First of all, this regulation is in violation of the First Amendment of the Constitution, but that’s not the point I’m trying to make here.
To body slam and choke a peaceful individual - essentially the use of force and violence - is okay for some people to do? Don’t hit, don’t push, don’t hurt ... who are those rules for, then? Treat others as you want to be treated ... unless your occupation protects you from punishment when you violate the rights of a peaceful person?
Something else taught to young children is to respect authority, trust police officers. What about those children at the Jefferson Memorial that day, watching those officers who are supposed to be “stand-up,” honorable officials, as they slammed grown men to the marble floor for dancing around. The only deplorable thing those children may have seen there that day was bullying done by the folks they are told to respect; the people that are supposed to exist to protect them from harm.
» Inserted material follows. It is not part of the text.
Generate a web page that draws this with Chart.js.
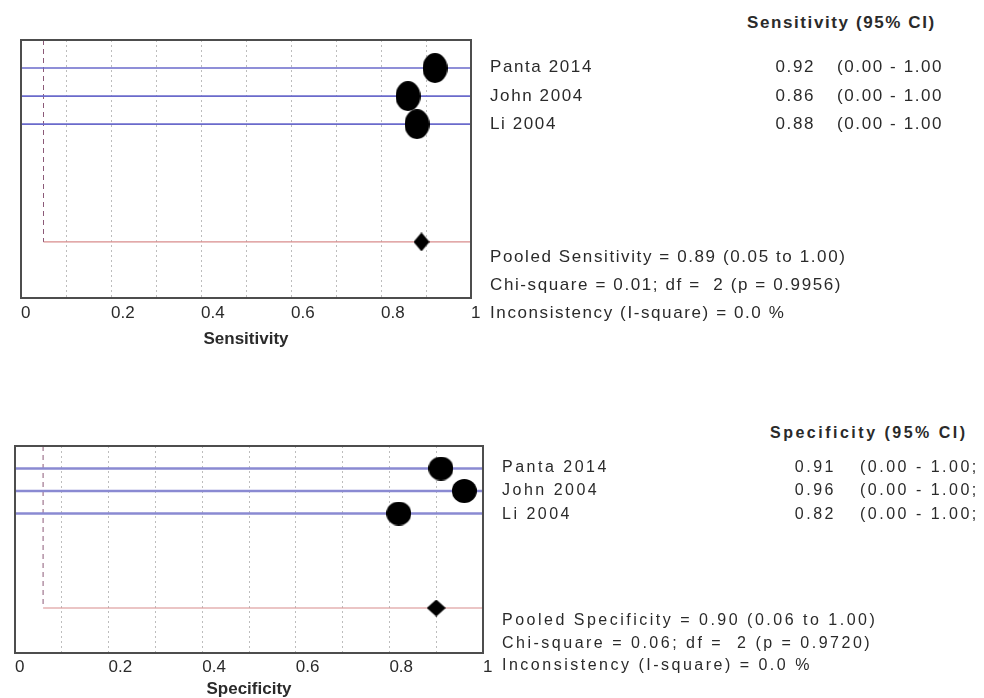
<!DOCTYPE html>
<html>
<head>
<meta charset="utf-8">
<script src="https://cdn.jsdelivr.net/npm/chart.js@4.4.1/dist/chart.umd.min.js"></script>
<style>
  body { margin: 0; background: #fff; width: 984px; height: 698px; position: relative; overflow: hidden;
         font-family: "Liberation Sans", Arial, sans-serif; color: #2a2a2a; }
  canvas { position: absolute; left: 0; }
  .t { position: absolute; white-space: pre; }
</style>
</head>
<body>
<canvas id="sens" width="500" height="350" style="top:0"></canvas>
<canvas id="spec" width="510" height="288" style="top:410px"></canvas>
<script>
// study data
const studies = ['Panta 2014', 'John 2004', 'Li 2004'];
const sensitivity = [0.92, 0.86, 0.88];
const sensLow = [0.00, 0.00, 0.00];
const sensHigh = [1.00, 1.00, 1.00];
const sensPooled = [0.89, 0.05, 1.00];   // estimate, lower, upper
const sensStats = ['Chi-square = 0.01; df =  2 (p = 0.9956)', 'Inconsistency (I-square) = 0.0 %'];

const specificity = [0.91, 0.96, 0.82];
const specLow = [0.00, 0.00, 0.00];
const specHigh = [1.00, 1.00, 1.00];
const specPooled = [0.90, 0.06, 1.00];
const specStats = ['Chi-square = 0.06; df =  2 (p = 0.9720)', 'Inconsistency (I-square) = 0.0 %'];

const xTickLabels = ['0', '0.2', '0.4', '0.6', '0.8', '1'];

function shape(w, h, kind) {
  const c = document.createElement('canvas');
  c.width = w; c.height = h;
  const g = c.getContext('2d');
  g.fillStyle = '#000';
  g.beginPath();
  if (kind === 'ellipse') {
    g.ellipse(w / 2, h / 2, w / 2, h / 2, 0, 0, Math.PI * 2);
  } else {
    g.moveTo(w / 2, 0); g.lineTo(w, h / 2); g.lineTo(w / 2, h); g.lineTo(0, h / 2);
  }
  g.fill();
  return c;
}

const frame = {
  id: 'frame',
  afterDatasetsDraw(chart) {
    const { ctx, chartArea: a } = chart;
    ctx.save();
    ctx.strokeStyle = '#4d4d4d';
    ctx.lineWidth = 2;
    ctx.strokeRect(a.left, a.top, a.right - a.left, a.bottom - a.top);
    ctx.restore();
  }
};

function makePlot(id, values, lows, highs, pooled, o) {
  const canvas = document.getElementById(id);
  const rows = values.map((v, i) => i + 1);
  const datasets = [];
  values.forEach((v, i) => {
    datasets.push({
      data: [{ x: lows[i], y: rows[i] }, { x: highs[i], y: rows[i] }],
      showLine: true, borderColor: o.ciColor, borderWidth: o.ciWidth, pointRadius: 0, order: 2
    });
  });
  datasets.push({
    data: [{ x: pooled[1], y: 0 }, { x: pooled[1], y: o.pooledRow }],
    showLine: true, borderColor: '#8c5a78', borderWidth: 1, borderDash: [5, 4], pointRadius: 0, order: 2
  });
  datasets.push({
    data: [{ x: pooled[1], y: o.pooledRow }, { x: pooled[2], y: o.pooledRow }],
    showLine: true, borderColor: '#d88c8c', borderWidth: 1.2, pointRadius: 0, order: 2
  });
  datasets.push({
    data: values.map((v, i) => ({ x: v, y: rows[i] })),
    pointStyle: shape(o.dot[0], o.dot[1], 'ellipse'), order: 0
  });
  datasets.push({
    data: [{ x: pooled[0], y: o.pooledRow }],
    pointStyle: shape(o.diamond[0], o.diamond[1], 'diamond'), order: 0
  });

  return new Chart(canvas, {
    type: 'scatter',
    data: { datasets },
    options: {
      responsive: false,
      animation: false,
      layout: { padding: { left: o.left, right: canvas.width - o.right, top: o.top, bottom: 0 } },
      plugins: { legend: { display: false }, tooltip: { enabled: false } },
      scales: {
        x: {
          min: 0, max: 1,
          afterFit(s) { s.height = o.axisH; },
          border: { display: false, dash: [2, 3] },
          grid: { color: '#bdbdbd', lineWidth: 1, drawTicks: false },
          ticks: {
            stepSize: 0.1, autoSkip: false, maxRotation: 0, padding: o.tickPad, align: 'start',
            color: '#2a2a2a', font: { size: 17, family: '"Liberation Sans", Arial, sans-serif' },
            callback(v) {
              const k = Math.round(v * 10);
              return k % 2 === 0 ? xTickLabels[k / 2] : '';
            }
          },
          title: {
            display: true, text: o.title, color: '#2a2a2a', padding: { top: 0, bottom: o.titlePad },
            font: { size: 17, weight: 'bold', lineHeight: 1, family: '"Liberation Sans", Arial, sans-serif' }
          }
        },
        y: { min: 0, max: o.rowMax, reverse: true, display: false }
      }
    },
    plugins: [frame]
  });
}

function addText(x, yc, str, css, width, align) {
  const d = document.createElement('div');
  d.className = 't';
  d.textContent = str;
  d.style.cssText += css;
  d.style.left = x + 'px';
  d.style.top = (yc - 12) + 'px';
  d.style.lineHeight = '24px';
  if (width) { d.style.width = width + 'px'; d.style.textAlign = align; }
  document.body.appendChild(d);
}

function sidePanel(header, values, lows, highs, pooledLabel, pooled, stats, p) {
  addText(p.headerX, p.headerY, header, p.font + 'font-weight:bold;');
  studies.forEach((s, i) => {
    addText(p.nameX, p.rowY[i], s, p.font);
    addText(p.valX - 80, p.rowY[i], values[i].toFixed(2), p.font, 80, 'right');
    addText(p.ciX, p.rowY[i], '(' + lows[i].toFixed(2) + ' - ' + highs[i].toFixed(2) + p.ciEnd, p.font);
  });
  const lines = [pooledLabel + ' = ' + pooled[0].toFixed(2) + ' (' + pooled[1].toFixed(2) + ' to ' + pooled[2].toFixed(2) + ')']
    .concat(stats);
  lines.forEach((l, i) => addText(p.nameX, p.statY + i * p.statGap, l, p.font));
}

makePlot('sens', sensitivity, sensLow, sensHigh, sensPooled, {
  left: 21, right: 471, top: 40, axisH: 52, rowMax: 9.2, pooledRow: 7.2,
  tickPad: 5, titlePad: 2, title: 'Sensitivity',
  ciColor: '#6a6acb', ciWidth: 1.6, dot: [25, 30], diamond: [16, 19]
});
makePlot('spec', specificity, specLow, specHigh, specPooled, {
  left: 15, right: 483, top: 36, axisH: 45, rowMax: 9.2, pooledRow: 7.2,
  tickPad: 4, titlePad: 0, title: 'Specificity',
  ciColor: '#8a8ad2', ciWidth: 2.5, dot: [25, 24], diamond: [19, 17]
});

sidePanel('Sensitivity (95% CI)', sensitivity, sensLow, sensHigh, 'Pooled Sensitivity', sensPooled, sensStats, {
  font: 'font-size:17px;letter-spacing:1.6px;', headerX: 747, headerY: 23,
  nameX: 490, valX: 815, ciX: 837, ciEnd: '', rowY: [67, 96, 124], statY: 257, statGap: 28
});
sidePanel('Specificity (95% CI)', specificity, specLow, specHigh, 'Pooled Specificity', specPooled, specStats, {
  font: 'font-size:16px;letter-spacing:2.5px;', headerX: 770, headerY: 433,
  nameX: 502, valX: 836, ciX: 860, ciEnd: ';', rowY: [467, 490, 514], statY: 620, statGap: 22.5
});
</script>
</body>
</html>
Just days ago, a couple was detained outside of Independence Hall in Philadelphia, Penn. for passing out fliers on a sidewalk. The pamphlets were given to those willing to accept them and - according to the woman detained - contained information about the Federal Reserve. This should be a non-issue because of the First Amendment, however, apparently it’s illegal without a permit. The two were cuffed and on their knees while at least eight Park Police Officers (nice use of taxpayer funds) stood around while two wrote up citations for the couple “in violation.” The officers refused to give the pamphlets back, claiming they were evidence.
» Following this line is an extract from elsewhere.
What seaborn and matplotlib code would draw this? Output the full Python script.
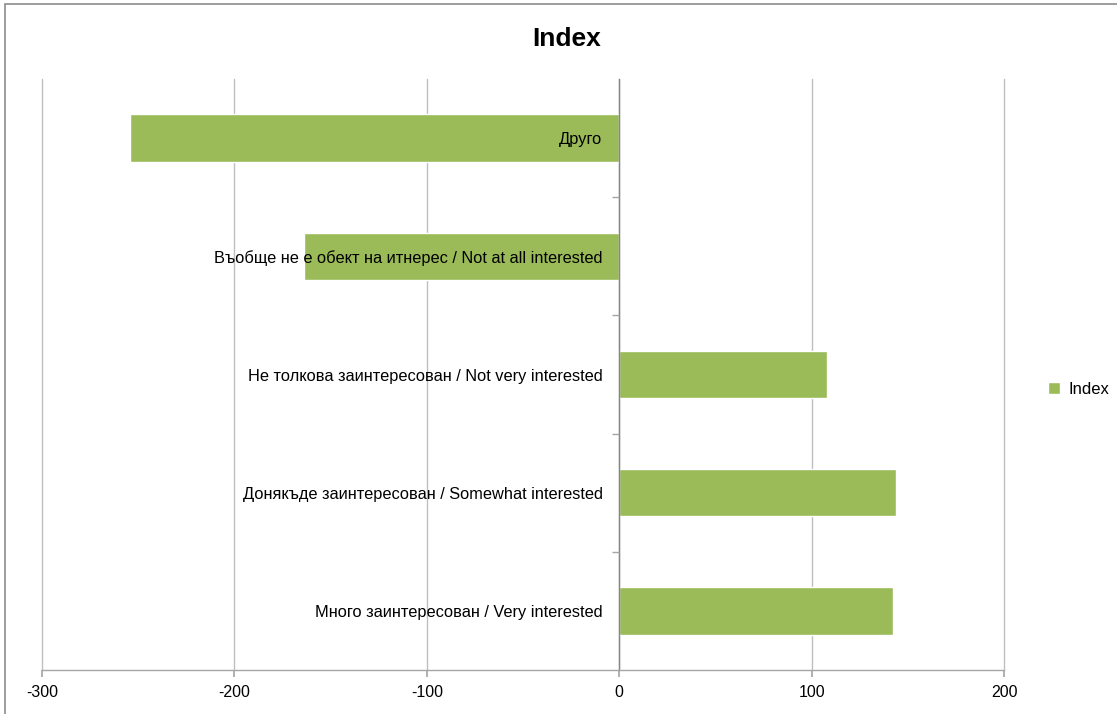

To make this matter more interesting and applicable, a mother and son were in the large crowd that gathered to see what was happening. The mother then said to an officer, “What are you teaching the kids? I don’t understand this? Like today it’s him, tomorrow it’s us because we might say something you disagree with or what someone else says … this is what you’re teaching!?”
Don’t get me wrong, I’m not saying all police officers use force and violence against those who have essentially done no wrong, but many throughout this nation do. I’m not trying to solely pinpoint police officers. Take a look at others in positions of power and authority all around you ... a real, hard look. Many of those doing the bullying that we teach is wrong are those our children are told to respect. What is this teaching the younger generations?
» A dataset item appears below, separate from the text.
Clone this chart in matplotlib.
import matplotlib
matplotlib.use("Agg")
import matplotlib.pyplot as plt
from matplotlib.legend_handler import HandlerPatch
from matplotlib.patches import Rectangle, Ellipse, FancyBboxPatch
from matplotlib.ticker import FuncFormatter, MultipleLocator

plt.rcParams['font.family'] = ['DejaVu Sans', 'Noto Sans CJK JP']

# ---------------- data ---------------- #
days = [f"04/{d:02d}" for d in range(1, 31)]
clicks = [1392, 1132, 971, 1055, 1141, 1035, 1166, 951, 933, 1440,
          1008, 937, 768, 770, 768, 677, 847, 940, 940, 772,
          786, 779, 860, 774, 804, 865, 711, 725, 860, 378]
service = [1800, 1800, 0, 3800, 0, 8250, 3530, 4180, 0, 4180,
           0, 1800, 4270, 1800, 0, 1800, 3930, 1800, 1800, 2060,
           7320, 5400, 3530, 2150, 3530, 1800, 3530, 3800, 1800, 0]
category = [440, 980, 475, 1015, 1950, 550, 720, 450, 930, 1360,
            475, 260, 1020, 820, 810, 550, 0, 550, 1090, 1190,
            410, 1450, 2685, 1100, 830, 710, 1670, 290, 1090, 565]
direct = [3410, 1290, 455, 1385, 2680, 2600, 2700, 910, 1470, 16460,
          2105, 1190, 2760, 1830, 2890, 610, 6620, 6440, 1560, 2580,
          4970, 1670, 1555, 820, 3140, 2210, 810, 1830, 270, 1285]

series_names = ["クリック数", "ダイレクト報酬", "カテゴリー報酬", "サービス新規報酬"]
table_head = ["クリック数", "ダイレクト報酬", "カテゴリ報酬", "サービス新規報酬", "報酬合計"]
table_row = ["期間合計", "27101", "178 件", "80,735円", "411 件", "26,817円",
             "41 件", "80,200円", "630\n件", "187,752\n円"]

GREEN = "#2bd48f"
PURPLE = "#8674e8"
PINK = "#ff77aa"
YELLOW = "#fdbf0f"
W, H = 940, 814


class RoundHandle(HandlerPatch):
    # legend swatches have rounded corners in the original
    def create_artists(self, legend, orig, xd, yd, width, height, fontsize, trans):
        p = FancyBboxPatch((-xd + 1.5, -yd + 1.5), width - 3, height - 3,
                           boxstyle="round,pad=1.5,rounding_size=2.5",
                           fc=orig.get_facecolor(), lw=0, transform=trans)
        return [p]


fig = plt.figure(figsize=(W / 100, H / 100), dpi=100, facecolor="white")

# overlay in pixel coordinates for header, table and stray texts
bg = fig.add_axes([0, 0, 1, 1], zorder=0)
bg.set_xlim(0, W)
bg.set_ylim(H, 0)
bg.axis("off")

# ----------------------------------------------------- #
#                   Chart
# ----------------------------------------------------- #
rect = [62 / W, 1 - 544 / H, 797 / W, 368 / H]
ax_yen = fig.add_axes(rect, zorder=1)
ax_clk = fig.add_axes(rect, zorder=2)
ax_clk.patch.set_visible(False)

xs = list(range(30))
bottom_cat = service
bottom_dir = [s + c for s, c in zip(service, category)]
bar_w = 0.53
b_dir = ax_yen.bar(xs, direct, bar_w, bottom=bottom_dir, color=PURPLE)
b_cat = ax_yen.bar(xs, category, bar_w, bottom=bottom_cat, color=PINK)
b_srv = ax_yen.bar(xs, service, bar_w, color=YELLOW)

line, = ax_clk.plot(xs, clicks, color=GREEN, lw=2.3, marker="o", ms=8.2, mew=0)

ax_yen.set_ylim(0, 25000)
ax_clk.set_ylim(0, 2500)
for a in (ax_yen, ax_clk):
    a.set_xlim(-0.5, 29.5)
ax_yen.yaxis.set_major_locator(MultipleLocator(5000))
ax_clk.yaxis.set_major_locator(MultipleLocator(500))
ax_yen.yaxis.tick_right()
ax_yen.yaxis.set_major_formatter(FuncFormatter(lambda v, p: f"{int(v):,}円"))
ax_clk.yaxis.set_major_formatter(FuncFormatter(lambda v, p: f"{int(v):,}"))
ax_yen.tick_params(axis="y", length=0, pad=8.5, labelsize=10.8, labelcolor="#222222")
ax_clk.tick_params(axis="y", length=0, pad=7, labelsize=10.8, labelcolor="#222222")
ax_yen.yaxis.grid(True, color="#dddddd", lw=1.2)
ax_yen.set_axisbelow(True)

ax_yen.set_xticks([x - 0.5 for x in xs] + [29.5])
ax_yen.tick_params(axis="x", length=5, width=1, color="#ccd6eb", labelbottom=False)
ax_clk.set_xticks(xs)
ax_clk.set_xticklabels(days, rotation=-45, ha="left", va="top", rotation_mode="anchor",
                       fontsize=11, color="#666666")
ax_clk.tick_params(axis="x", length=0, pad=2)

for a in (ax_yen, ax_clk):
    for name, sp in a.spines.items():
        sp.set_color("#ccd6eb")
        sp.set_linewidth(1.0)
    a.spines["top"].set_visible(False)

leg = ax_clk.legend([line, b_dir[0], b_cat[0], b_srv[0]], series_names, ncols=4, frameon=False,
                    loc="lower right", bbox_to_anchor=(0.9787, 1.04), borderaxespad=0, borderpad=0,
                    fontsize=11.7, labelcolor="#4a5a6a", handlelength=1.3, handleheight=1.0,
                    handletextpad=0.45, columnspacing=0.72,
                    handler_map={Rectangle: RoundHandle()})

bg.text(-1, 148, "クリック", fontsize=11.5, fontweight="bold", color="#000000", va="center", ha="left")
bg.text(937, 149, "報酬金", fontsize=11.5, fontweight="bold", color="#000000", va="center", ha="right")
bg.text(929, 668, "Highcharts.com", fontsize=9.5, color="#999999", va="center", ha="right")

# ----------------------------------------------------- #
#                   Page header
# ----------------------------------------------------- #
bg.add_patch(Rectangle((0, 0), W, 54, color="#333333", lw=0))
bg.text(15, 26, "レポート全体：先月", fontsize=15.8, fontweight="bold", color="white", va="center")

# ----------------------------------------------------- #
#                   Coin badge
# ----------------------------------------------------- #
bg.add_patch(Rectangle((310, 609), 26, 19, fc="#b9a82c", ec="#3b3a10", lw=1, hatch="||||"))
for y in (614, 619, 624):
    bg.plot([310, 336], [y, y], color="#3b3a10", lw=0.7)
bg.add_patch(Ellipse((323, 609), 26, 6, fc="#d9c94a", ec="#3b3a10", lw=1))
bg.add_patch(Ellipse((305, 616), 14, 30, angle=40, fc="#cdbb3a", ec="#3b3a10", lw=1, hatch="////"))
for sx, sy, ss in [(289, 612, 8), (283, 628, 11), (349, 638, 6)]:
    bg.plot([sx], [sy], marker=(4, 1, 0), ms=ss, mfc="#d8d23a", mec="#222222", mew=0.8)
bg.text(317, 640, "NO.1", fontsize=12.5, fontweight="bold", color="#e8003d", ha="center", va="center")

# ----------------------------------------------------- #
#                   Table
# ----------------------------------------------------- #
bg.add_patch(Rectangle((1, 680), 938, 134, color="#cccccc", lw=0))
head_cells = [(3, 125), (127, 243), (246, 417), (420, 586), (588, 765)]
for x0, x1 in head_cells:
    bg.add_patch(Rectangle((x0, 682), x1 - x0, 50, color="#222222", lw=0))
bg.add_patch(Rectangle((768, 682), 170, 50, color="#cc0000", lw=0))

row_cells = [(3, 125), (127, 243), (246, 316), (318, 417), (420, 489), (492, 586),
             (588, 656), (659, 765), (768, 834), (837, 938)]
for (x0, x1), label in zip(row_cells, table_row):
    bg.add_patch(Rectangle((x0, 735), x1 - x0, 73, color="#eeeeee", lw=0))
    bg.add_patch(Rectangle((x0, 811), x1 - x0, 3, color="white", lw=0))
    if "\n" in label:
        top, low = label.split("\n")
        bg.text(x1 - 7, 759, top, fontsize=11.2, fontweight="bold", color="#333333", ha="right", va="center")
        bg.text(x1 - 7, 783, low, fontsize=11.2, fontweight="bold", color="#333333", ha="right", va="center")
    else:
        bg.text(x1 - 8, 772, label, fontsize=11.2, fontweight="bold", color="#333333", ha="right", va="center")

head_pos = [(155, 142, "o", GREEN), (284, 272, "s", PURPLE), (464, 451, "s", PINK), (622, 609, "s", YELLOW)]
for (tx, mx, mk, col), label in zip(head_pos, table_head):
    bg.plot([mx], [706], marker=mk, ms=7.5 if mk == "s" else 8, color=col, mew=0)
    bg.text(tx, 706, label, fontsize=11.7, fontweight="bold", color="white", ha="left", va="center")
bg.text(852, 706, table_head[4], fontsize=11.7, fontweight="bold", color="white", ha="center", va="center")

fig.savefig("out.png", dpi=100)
Children in elementary school are - or at least were - encouraged to wonder, question, look around. These ideals are just as important as the other basics taught. Don’t blindly trust or respect someone simply because they hold a position of power - because some of these people think the rules of “don’t hit, don’t push, don’t hurt” don’t apply to them and are themselves the bullies.
I started school when I was four. I learned in kindergarten it’s not polite to hurt other people, or to take their pencil case. Twenty years later I still understand that. Unfortunately, far too many who pursue occupations of power abandon these principles ... so where is that going to leave the rest of us?